Suggestion: An early win if you can get far enough ahead

Southern_Hunter

Chieftain
Joined
Sep 11, 2016
Messages
41
My problem with the game is that it insists that you play until the end. Which is very boring.

A typical game using Continents will see me take out militarily every other civ on that continent, thus giving me 20 or so cities, against 3 or 4 remaining civs on the other continents. I am WAY ahead on score. I AM going to win. But it would take me another 20 hours or so of grinding just so I can say that I got the win. So I quit the game and start a new one.

Why isn't it possible to win a game earlier, not just domination, but by score or culture or science, simply by being ahead. I can be 15 techs ahead of other civs, which should allow me to get the win (eventually), but why make me play it out?
 
Well, like you say, you can quit whenever you see the game is in the bag. I do it often.
 
A possible solution to this would be to allow to set yourself a score limit. So if you are at X score during Y turns, then you win by score.

Obviously it would need to be tuned high, and purely optional but it might help end games that you are steamrolling
 
so if i read correctly, you are trying to solve a consequence rather than solve the cause.

the major problem every nation in the world got is that the greater they are the harder it is to rule them.

the best way would be to make the science per turn be the average science per citizen. (could also work for culture and faith)

so as an example, a civ with 20 pop and generating 100 science would have a science per turn of 5 while a civ of 50 pop and a science of 200 would have a science per turn of 4

that way, a smaller civ would have some chance to get back in the race.

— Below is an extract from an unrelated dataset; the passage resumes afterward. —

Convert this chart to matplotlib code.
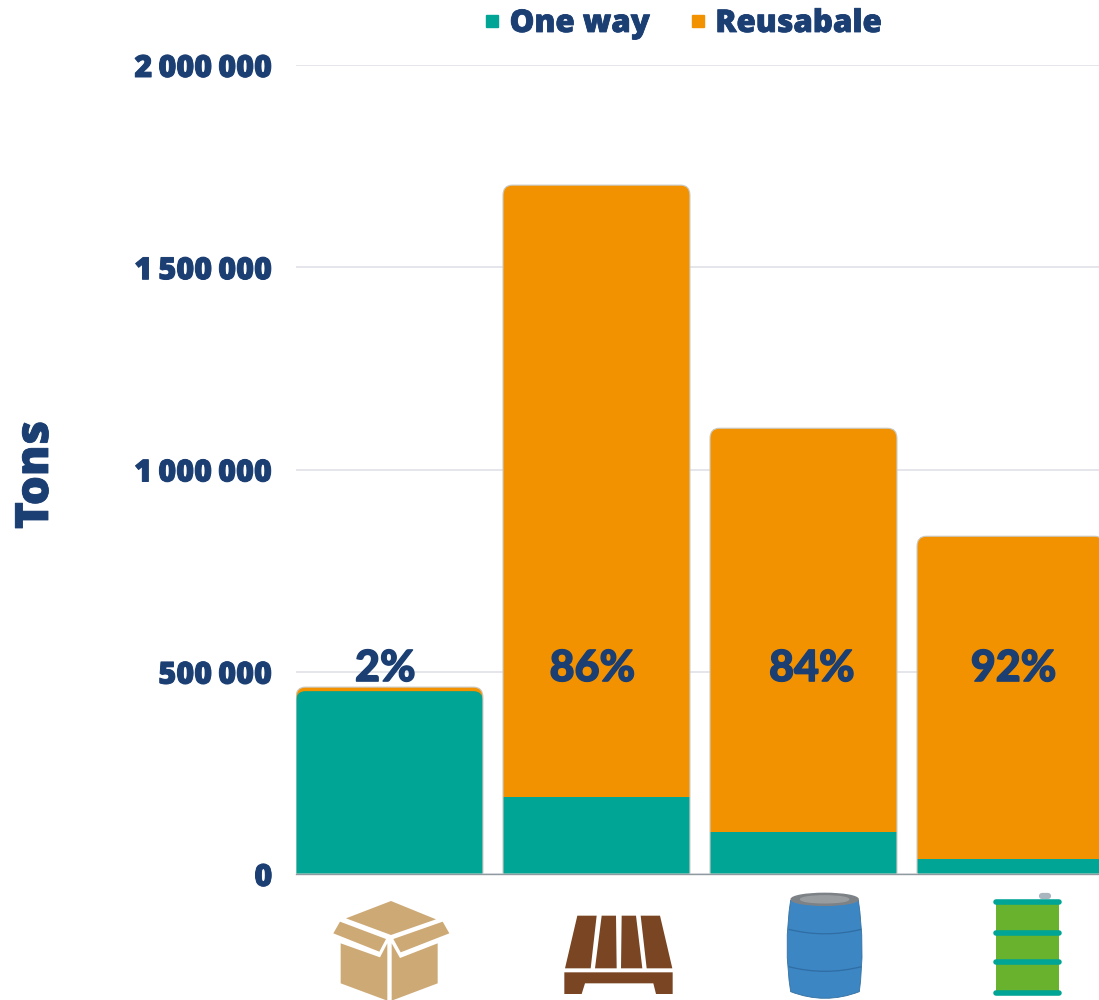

also if we add the fact that recently capture cities wont freely collaborate with the invader (so dont fully contribute to science for a given number of turn) then capturing too many cities at the same time would result in the science per turn falling quite low and allowing others to take the lead.

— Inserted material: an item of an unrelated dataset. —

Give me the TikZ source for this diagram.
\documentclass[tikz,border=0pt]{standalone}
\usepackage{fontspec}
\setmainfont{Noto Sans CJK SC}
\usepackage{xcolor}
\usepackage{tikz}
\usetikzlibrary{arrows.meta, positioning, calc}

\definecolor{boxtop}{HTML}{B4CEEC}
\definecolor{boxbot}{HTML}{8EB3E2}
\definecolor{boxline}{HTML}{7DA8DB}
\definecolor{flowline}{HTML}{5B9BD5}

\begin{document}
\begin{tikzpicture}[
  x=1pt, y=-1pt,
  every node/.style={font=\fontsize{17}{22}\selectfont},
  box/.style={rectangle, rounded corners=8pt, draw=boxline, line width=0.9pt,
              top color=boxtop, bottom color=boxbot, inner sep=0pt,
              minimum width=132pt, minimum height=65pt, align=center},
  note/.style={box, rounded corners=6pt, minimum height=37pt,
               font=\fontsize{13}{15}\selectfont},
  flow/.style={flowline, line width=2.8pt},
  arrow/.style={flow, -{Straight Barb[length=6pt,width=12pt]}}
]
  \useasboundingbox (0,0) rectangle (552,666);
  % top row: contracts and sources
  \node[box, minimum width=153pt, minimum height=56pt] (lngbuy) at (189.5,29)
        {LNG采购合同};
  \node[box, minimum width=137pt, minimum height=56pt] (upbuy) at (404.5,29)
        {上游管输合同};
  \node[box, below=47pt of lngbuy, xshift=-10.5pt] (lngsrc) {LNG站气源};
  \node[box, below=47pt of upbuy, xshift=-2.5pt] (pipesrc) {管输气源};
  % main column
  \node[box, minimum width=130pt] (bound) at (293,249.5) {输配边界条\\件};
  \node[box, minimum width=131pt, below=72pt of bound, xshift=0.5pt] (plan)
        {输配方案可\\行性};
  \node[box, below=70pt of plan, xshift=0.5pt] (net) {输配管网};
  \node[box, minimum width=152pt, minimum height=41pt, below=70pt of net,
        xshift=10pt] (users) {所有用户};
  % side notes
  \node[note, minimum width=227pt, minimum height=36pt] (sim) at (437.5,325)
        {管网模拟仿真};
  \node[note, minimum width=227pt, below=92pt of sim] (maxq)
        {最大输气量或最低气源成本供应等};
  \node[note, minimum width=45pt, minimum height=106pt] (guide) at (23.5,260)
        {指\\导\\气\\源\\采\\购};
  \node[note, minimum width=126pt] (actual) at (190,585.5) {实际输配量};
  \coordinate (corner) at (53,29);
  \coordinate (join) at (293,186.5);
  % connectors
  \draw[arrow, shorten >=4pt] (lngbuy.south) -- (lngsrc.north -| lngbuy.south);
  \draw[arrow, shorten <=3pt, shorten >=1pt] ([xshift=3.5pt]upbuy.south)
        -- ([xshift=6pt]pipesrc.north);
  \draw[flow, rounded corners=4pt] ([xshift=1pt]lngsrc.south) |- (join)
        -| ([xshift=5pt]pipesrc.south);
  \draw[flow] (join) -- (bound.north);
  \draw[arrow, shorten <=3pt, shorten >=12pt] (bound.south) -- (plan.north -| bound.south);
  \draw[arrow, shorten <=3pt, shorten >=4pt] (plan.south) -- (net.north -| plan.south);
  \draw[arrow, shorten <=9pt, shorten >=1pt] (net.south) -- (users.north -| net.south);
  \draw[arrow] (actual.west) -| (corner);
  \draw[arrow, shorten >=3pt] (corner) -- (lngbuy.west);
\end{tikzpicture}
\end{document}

in that aspect, you would get an ambivalence science per turn / eureka. a large civ would get a lower science per turn but a higher chance to get the eureka to negate it.
 
Agree with that and I think the solution is to rework the Diplomatic Victory which should be the one handling that case.

Each civilization would vote for you if you suprass them by x% on all major fields (science, culture, money, military power,...) recognizing that you're the leader and they cannot catch up.

And if let say you're way ahead all civs but 1 which is still more or less not that far from you. You would send a big army to his border, maybe start a war and show him who's the boss if he doesn't understand. And he will have to sign peace treaty with a "OK you win" agreement, end of game, diplomatic victory.

In real world, that's very much like how diplomacy works.

Is solves 2 problems, the one in the OP, and the actual Diplomatic Victory which is a pain. And in the end nothing else can make sense for a Diplomatic Victory.